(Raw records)
* START *

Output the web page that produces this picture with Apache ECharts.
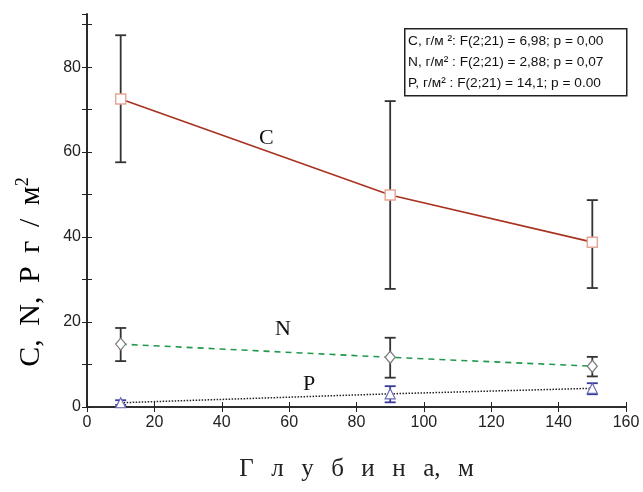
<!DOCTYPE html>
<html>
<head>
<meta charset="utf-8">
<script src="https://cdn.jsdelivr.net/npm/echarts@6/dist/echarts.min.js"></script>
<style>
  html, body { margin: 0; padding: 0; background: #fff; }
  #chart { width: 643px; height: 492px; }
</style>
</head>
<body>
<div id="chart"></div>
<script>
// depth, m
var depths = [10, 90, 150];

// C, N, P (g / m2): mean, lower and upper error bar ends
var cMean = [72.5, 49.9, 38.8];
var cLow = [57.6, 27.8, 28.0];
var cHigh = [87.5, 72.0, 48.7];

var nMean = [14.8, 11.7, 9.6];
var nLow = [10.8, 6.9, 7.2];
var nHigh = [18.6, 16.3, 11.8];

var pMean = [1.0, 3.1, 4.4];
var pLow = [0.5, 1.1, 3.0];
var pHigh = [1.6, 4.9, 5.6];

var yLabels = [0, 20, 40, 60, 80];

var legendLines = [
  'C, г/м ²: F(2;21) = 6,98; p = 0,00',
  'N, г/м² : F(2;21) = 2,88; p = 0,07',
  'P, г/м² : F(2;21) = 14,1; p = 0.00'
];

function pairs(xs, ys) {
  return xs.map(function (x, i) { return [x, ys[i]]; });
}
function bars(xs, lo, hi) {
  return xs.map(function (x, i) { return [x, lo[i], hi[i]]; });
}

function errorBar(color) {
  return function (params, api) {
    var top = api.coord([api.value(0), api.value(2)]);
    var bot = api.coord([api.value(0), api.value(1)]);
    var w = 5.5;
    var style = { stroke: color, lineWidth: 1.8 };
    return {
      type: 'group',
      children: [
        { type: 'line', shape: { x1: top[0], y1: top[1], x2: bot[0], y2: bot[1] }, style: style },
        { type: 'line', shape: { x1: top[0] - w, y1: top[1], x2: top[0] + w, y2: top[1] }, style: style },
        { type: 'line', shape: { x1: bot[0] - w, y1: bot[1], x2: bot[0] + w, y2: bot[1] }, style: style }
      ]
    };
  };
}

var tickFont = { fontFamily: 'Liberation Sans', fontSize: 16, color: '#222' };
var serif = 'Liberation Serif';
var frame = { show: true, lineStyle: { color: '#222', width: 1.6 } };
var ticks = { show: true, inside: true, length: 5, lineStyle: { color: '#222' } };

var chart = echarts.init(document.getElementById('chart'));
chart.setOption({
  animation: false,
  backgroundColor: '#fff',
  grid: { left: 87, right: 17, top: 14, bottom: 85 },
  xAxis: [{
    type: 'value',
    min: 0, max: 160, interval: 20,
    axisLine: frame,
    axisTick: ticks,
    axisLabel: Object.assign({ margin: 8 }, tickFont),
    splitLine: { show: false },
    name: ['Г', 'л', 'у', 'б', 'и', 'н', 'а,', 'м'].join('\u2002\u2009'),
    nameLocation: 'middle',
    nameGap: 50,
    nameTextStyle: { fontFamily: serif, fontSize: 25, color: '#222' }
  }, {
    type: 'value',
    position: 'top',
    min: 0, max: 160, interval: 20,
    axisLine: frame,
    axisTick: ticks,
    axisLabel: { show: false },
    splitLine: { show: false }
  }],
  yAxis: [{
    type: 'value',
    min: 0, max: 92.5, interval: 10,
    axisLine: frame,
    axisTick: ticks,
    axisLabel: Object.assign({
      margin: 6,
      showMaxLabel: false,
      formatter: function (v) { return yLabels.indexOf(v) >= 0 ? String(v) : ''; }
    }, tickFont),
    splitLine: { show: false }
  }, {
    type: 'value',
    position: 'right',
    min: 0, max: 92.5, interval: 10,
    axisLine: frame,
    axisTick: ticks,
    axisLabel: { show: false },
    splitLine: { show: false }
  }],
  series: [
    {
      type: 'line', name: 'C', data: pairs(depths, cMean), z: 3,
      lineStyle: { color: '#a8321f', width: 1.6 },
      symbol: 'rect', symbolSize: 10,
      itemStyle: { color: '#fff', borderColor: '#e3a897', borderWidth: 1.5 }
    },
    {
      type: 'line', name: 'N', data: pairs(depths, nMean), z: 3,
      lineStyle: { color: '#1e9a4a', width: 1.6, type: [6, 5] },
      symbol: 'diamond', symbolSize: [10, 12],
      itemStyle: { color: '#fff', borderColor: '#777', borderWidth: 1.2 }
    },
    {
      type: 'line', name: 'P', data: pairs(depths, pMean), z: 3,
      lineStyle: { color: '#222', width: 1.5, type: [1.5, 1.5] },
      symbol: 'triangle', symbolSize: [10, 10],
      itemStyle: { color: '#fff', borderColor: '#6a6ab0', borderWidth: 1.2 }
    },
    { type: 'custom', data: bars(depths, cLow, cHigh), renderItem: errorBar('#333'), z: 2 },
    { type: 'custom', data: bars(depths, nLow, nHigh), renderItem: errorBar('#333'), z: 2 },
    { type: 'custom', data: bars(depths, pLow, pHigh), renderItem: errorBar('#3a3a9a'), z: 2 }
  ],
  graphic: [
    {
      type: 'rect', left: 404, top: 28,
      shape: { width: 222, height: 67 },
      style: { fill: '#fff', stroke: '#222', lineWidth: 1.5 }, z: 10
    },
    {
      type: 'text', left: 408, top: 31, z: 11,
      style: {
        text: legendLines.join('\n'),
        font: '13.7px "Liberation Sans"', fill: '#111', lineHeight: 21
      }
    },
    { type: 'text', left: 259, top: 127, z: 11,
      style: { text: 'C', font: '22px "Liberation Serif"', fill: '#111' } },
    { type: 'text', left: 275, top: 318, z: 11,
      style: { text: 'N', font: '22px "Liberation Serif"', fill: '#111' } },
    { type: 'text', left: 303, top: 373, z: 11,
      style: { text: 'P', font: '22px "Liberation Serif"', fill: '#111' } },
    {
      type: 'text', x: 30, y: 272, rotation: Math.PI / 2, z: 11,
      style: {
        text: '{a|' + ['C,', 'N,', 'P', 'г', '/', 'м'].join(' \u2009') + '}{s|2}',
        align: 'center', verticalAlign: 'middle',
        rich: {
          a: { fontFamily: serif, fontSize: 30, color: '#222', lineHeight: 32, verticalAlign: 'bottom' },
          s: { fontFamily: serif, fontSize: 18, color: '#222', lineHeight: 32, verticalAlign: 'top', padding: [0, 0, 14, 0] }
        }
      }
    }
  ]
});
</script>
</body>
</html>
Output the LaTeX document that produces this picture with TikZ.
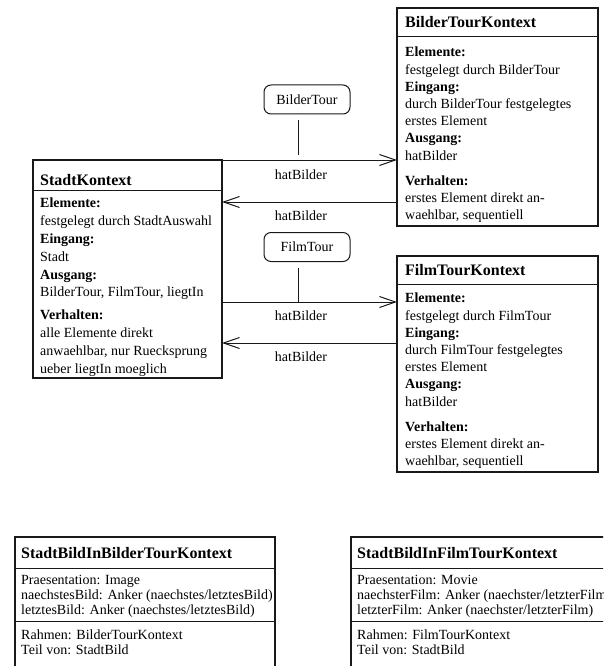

* END *

Exercise instructions:
Repeat all of the records verbatim, leaving out the pictures.

Answer to the problem:
Output the web page that produces this picture with Apache ECharts.
<!DOCTYPE html>
<html>
<head>
<meta charset="utf-8">
<script src="https://cdn.jsdelivr.net/npm/echarts@6/dist/echarts.min.js"></script>
<style>
  html, body { margin: 0; padding: 0; background: #fff; }
  #chart { width: 643px; height: 492px; }
</style>
</head>
<body>
<div id="chart"></div>
<script>
// depth, m
var depths = [10, 90, 150];

// C, N, P (g / m2): mean, lower and upper error bar ends
var cMean = [72.5, 49.9, 38.8];
var cLow = [57.6, 27.8, 28.0];
var cHigh = [87.5, 72.0, 48.7];

var nMean = [14.8, 11.7, 9.6];
var nLow = [10.8, 6.9, 7.2];
var nHigh = [18.6, 16.3, 11.8];

var pMean = [1.0, 3.1, 4.4];
var pLow = [0.5, 1.1, 3.0];
var pHigh = [1.6, 4.9, 5.6];

var yLabels = [0, 20, 40, 60, 80];

var legendLines = [
  'C, г/м ²: F(2;21) = 6,98; p = 0,00',
  'N, г/м² : F(2;21) = 2,88; p = 0,07',
  'P, г/м² : F(2;21) = 14,1; p = 0.00'
];

function pairs(xs, ys) {
  return xs.map(function (x, i) { return [x, ys[i]]; });
}
function bars(xs, lo, hi) {
  return xs.map(function (x, i) { return [x, lo[i], hi[i]]; });
}

function errorBar(color) {
  return function (params, api) {
    var top = api.coord([api.value(0), api.value(2)]);
    var bot = api.coord([api.value(0), api.value(1)]);
    var w = 5.5;
    var style = { stroke: color, lineWidth: 1.8 };
    return {
      type: 'group',
      children: [
        { type: 'line', shape: { x1: top[0], y1: top[1], x2: bot[0], y2: bot[1] }, style: style },
        { type: 'line', shape: { x1: top[0] - w, y1: top[1], x2: top[0] + w, y2: top[1] }, style: style },
        { type: 'line', shape: { x1: bot[0] - w, y1: bot[1], x2: bot[0] + w, y2: bot[1] }, style: style }
      ]
    };
  };
}

var tickFont = { fontFamily: 'Liberation Sans', fontSize: 16, color: '#222' };
var serif = 'Liberation Serif';
var frame = { show: true, lineStyle: { color: '#222', width: 1.6 } };
var ticks = { show: true, inside: true, length: 5, lineStyle: { color: '#222' } };

var chart = echarts.init(document.getElementById('chart'));
chart.setOption({
  animation: false,
  backgroundColor: '#fff',
  grid: { left: 87, right: 17, top: 14, bottom: 85 },
  xAxis: [{
    type: 'value',
    min: 0, max: 160, interval: 20,
    axisLine: frame,
    axisTick: ticks,
    axisLabel: Object.assign({ margin: 8 }, tickFont),
    splitLine: { show: false },
    name: ['Г', 'л', 'у', 'б', 'и', 'н', 'а,', 'м'].join('\u2002\u2009'),
    nameLocation: 'middle',
    nameGap: 50,
    nameTextStyle: { fontFamily: serif, fontSize: 25, color: '#222' }
  }, {
    type: 'value',
    position: 'top',
    min: 0, max: 160, interval: 20,
    axisLine: frame,
    axisTick: ticks,
    axisLabel: { show: false },
    splitLine: { show: false }
  }],
  yAxis: [{
    type: 'value',
    min: 0, max: 92.5, interval: 10,
    axisLine: frame,
    axisTick: ticks,
    axisLabel: Object.assign({
      margin: 6,
      showMaxLabel: false,
      formatter: function (v) { return yLabels.indexOf(v) >= 0 ? String(v) : ''; }
    }, tickFont),
    splitLine: { show: false }
  }, {
    type: 'value',
    position: 'right',
    min: 0, max: 92.5, interval: 10,
    axisLine: frame,
    axisTick: ticks,
    axisLabel: { show: false },
    splitLine: { show: false }
  }],
  series: [
    {
      type: 'line', name: 'C', data: pairs(depths, cMean), z: 3,
      lineStyle: { color: '#a8321f', width: 1.6 },
      symbol: 'rect', symbolSize: 10,
      itemStyle: { color: '#fff', borderColor: '#e3a897', borderWidth: 1.5 }
    },
    {
      type: 'line', name: 'N', data: pairs(depths, nMean), z: 3,
      lineStyle: { color: '#1e9a4a', width: 1.6, type: [6, 5] },
      symbol: 'diamond', symbolSize: [10, 12],
      itemStyle: { color: '#fff', borderColor: '#777', borderWidth: 1.2 }
    },
    {
      type: 'line', name: 'P', data: pairs(depths, pMean), z: 3,
      lineStyle: { color: '#222', width: 1.5, type: [1.5, 1.5] },
      symbol: 'triangle', symbolSize: [10, 10],
      itemStyle: { color: '#fff', borderColor: '#6a6ab0', borderWidth: 1.2 }
    },
    { type: 'custom', data: bars(depths, cLow, cHigh), renderItem: errorBar('#333'), z: 2 },
    { type: 'custom', data: bars(depths, nLow, nHigh), renderItem: errorBar('#333'), z: 2 },
    { type: 'custom', data: bars(depths, pLow, pHigh), renderItem: errorBar('#3a3a9a'), z: 2 }
  ],
  graphic: [
    {
      type: 'rect', left: 404, top: 28,
      shape: { width: 222, height: 67 },
      style: { fill: '#fff', stroke: '#222', lineWidth: 1.5 }, z: 10
    },
    {
      type: 'text', left: 408, top: 31, z: 11,
      style: {
        text: legendLines.join('\n'),
        font: '13.7px "Liberation Sans"', fill: '#111', lineHeight: 21
      }
    },
    { type: 'text', left: 259, top: 127, z: 11,
      style: { text: 'C', font: '22px "Liberation Serif"', fill: '#111' } },
    { type: 'text', left: 275, top: 318, z: 11,
      style: { text: 'N', font: '22px "Liberation Serif"', fill: '#111' } },
    { type: 'text', left: 303, top: 373, z: 11,
      style: { text: 'P', font: '22px "Liberation Serif"', fill: '#111' } },
    {
      type: 'text', x: 30, y: 272, rotation: Math.PI / 2, z: 11,
      style: {
        text: '{a|' + ['C,', 'N,', 'P', 'г', '/', 'м'].join(' \u2009') + '}{s|2}',
        align: 'center', verticalAlign: 'middle',
        rich: {
          a: { fontFamily: serif, fontSize: 30, color: '#222', lineHeight: 32, verticalAlign: 'bottom' },
          s: { fontFamily: serif, fontSize: 18, color: '#222', lineHeight: 32, verticalAlign: 'top', padding: [0, 0, 14, 0] }
        }
      }
    }
  ]
});
</script>
</body>
</html>
Output the LaTeX document that produces this picture with TikZ.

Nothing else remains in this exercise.